NDP supports health coalition’s planned referendum on hospital cuts
Posted: May 5, 2016
(May 5, 2016)
Author: Gord Young, The Nugget
Nickel Belt MPP France Gelinas is calling for improved health care funding in order to stem the cuts to jobs, beds and patient care at hospitals in Northern Ontario.
“Health care in the North is the silent crisis of this Liberal government. Patients know it. And families feel it. But the premier refuses to listen,” she said in the legislature Wednesday.
Gelinas said the NDP supports the Ontario Health Coalition’s plan to hold a voluntary, province-wide referendum later this month on the issue of hospital cuts.
“People want to have a voice,” she said, noting there is a lot of frustration in the North.
Gelinas said there isn’t a day that goes by that her office isn’t fielding a complaint about the health-care system. And, she said, the brunt of that frustration is often borne by front-line workers.
She suggested a referendum will help give people a voice on the issue and direct their frustrations toward the decision-makers.
The referendum, announced last month, is the latest phase of an ongoing health coalition campaign.
Speaking in North Bay, Natalie Mehra said the coalition is seeking volunteers in communities throughout Ontario to help set up and manage voting boxes. She said businesses are being asked to act as polling stations and that workplaces and unions are being called upon to hold votes for employees and members.
“We want to get at least 100,000 votes,” she said.
Additional referendum details were expected to be announced this week.
Gelinas, the New Democrat critic for health said Northerners already face some of the greatest health inequities and have a hard enough time accessing health care.
“The last thing we need is the premier’s cuts to our hospitals,” said Gelinas, who noted how deep the cuts have been at Northern Ontario hospitals.
“Front-line workers have been laid off and beds closed across the entire North. In Sault Ste Marie, Timmins, North Bay, Atikokan, Temiskaming Shores. The list goes on,” she said, highlighting how more than 300 front-line workers have been cut at the North Bay Regional Health Centre over the past four years.
Gelinas said the Liberal government has frozen hospital budgets for four straight years, forcing hospitals in Northern Ontario and elsewhere to make cuts in order to meeting rising expenses.
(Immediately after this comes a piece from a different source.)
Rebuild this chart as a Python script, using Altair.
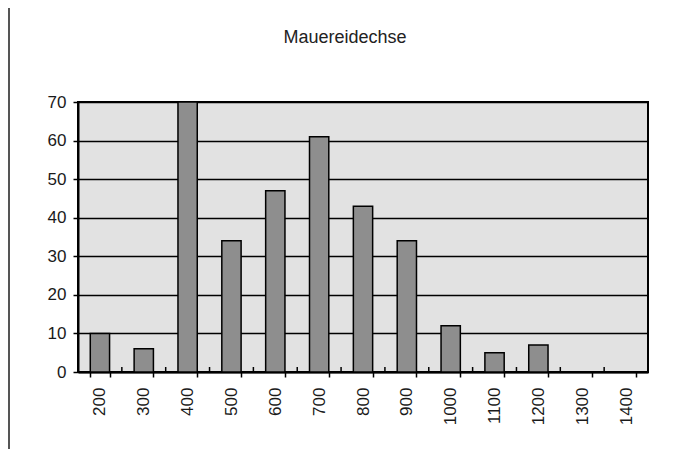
import altair as alt
import pandas as pd

title_text = ["Mauereidechse"]
categories = ["200", "300", "400", "500", "600", "700", "800", "900", "1000", "1100", "1200", "1300", "1400"]
values = [10, 6, 70, 34, 47, 61, 43, 34, 12, 5, 7, 0, 0]
y_ticks = [0, 10, 20, 30, 40, 50, 60, 70]

df = pd.DataFrame({"hoehe": categories, "anzahl": values})
tdf = pd.DataFrame({"t": title_text})

W, H = 570, 270
PAD = {"left": 70, "top": 94, "right": 12, "bottom": 77}
P_IN = 0.56
STEP = W / len(categories)

x_scale = alt.Scale(paddingInner=P_IN, paddingOuter=P_IN / 2)

x_enc = alt.X(
    "hoehe:N",
    sort=categories,
    scale=x_scale,
    axis=alt.Axis(
        title=None,
        labelAngle=270,
        labelFont="Liberation Sans",
        labelFontSize=17,
        labelColor="#1a1a1a",
        labelPadding=10,
        tickBand="extent",
        tickSize=5,
        tickWidth=1.5,
        tickColor="black",
        domainColor="black",
        domainWidth=2,
        grid=False,
    ),
)
y_enc = alt.Y(
    "anzahl:Q",
    scale=alt.Scale(domain=[0, 70], nice=False),
    axis=alt.Axis(
        title=None,
        values=y_ticks,
        labelFont="Liberation Sans",
        labelFontSize=17,
        labelColor="#1a1a1a",
        labelPadding=7,
        tickSize=5,
        tickWidth=1.5,
        tickColor="black",
        domainColor="black",
        domainWidth=2,
        grid=True,
        gridColor="black",
        gridWidth=1.6,
    ),
)

bars = alt.Chart(df).mark_bar(
    color="#8e8e8e", stroke="black", strokeWidth=1.5, clip=True
).encode(x=x_enc, y=y_enc)

# inner half of the crossing x ticks, at the step boundaries
inner_ticks = alt.Chart(df).mark_rule(
    color="black", strokeWidth=1.5, xOffset=-STEP / 2
).encode(
    x=alt.X("hoehe:N", sort=categories, bandPosition=0.5, scale=x_scale),
    y=alt.value(H - 5),
    y2=alt.value(H),
)

title = alt.Chart(tdf).mark_text(
    font="Liberation Sans", fontSize=18, color="#222222",
    align="center", baseline="alphabetic"
).encode(x=alt.value(267), y=alt.value(-59), text="t:N")

frame = alt.Chart(df).mark_rule(color="#555555", strokeWidth=2).encode(
    x=alt.value(-69), y=alt.value(-PAD["top"]), y2=alt.value(H + PAD["bottom"])
)

chart = alt.layer(bars, inner_ticks, title, frame).properties(
    width=W,
    height=H,
    padding=PAD,
    autosize=alt.AutoSizeParams(type="none"),
    background="white",
).configure_view(
    fill="#e2e2e2", stroke="black", strokeWidth=2
)

chart.save("out.html", embed_options={"renderer": "svg", "actions": False})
Hospital funding levels should at least keep pace with inflation and population growth, she said, noting a one per cent boost this year isn’t enough when hospitals are facing double-digit increases for items such as drugs and electricity.
Gelinas’ remarks in the legislature came on the heels of a news conference earlier in the day by Ontario NDP Leader Andrea Horwath, who also called for stable and predictable health care funding that, at a minimum, keeps pace with inflation and population growth.
“The last thing people should have to worry about is their family’s health care. Ontarians deserve health care they can count on, and that’s what the NDP is determined to deliver,” said Horwath, who noted 1,200 nursing positions have been cut in Ontario since the start of 2015.
“Instead of stability, people are watching as hundreds of nurses are fired, hospital beds are closed, and services are being cut across Ontario because this Liberal government is forcing hospitals to make decisions based on dollars and deficits, instead of what’s best for patients.”
Horwath was joined at the news conference by Mehra and Shirley Roebuck, chairwoman of the Sarnia-Lambton Health Coalition and a retired registered nurse.